2.  La. Ch.C. art. 856. provides, in relevant part:A. After the child has been advised pursuant to Article 855, the court shall inquire how the child responds. The child may:(1) Deny the allegations of the petition, in which case the court shall set the matter for an adjudication hearing.

3.  B.D. argues that the instant case is analogous to State v. Deselle, 00–2408 (La.App. 1 Cir. 10/10/01), 809 So.2d 460. In Deselle, the defendant was charged by bill of information for kidnapping and moved to quash the bill of information on the basis of double jeopardy.
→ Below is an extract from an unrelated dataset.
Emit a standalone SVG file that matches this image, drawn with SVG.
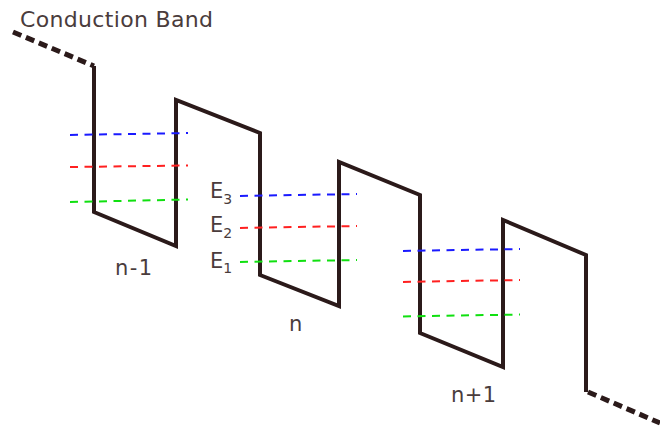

After remand, the first circuit found that the defendant could not be prosecuted by the State for kidnapping because multiple contempt hearings had been held by the family court judge regarding the defendant's acts of not returning her children to her ex-husband pursuant to scheduled visitation judgment. In that case, however, the defendant was specifically found in criminal contempt for violating the visitation judgment and 90–day jail terms were imposed prior to the time that she was charged by the State with kidnapping. In contrast, in the instant case B.D. was not found in contempt for the offense of unauthorized use of a motor vehicle, nor was a sentence imposed for that offense prior to his adjudication hearing on June 26, 2013. Accordingly, Deselle, supra is factually distinguishable.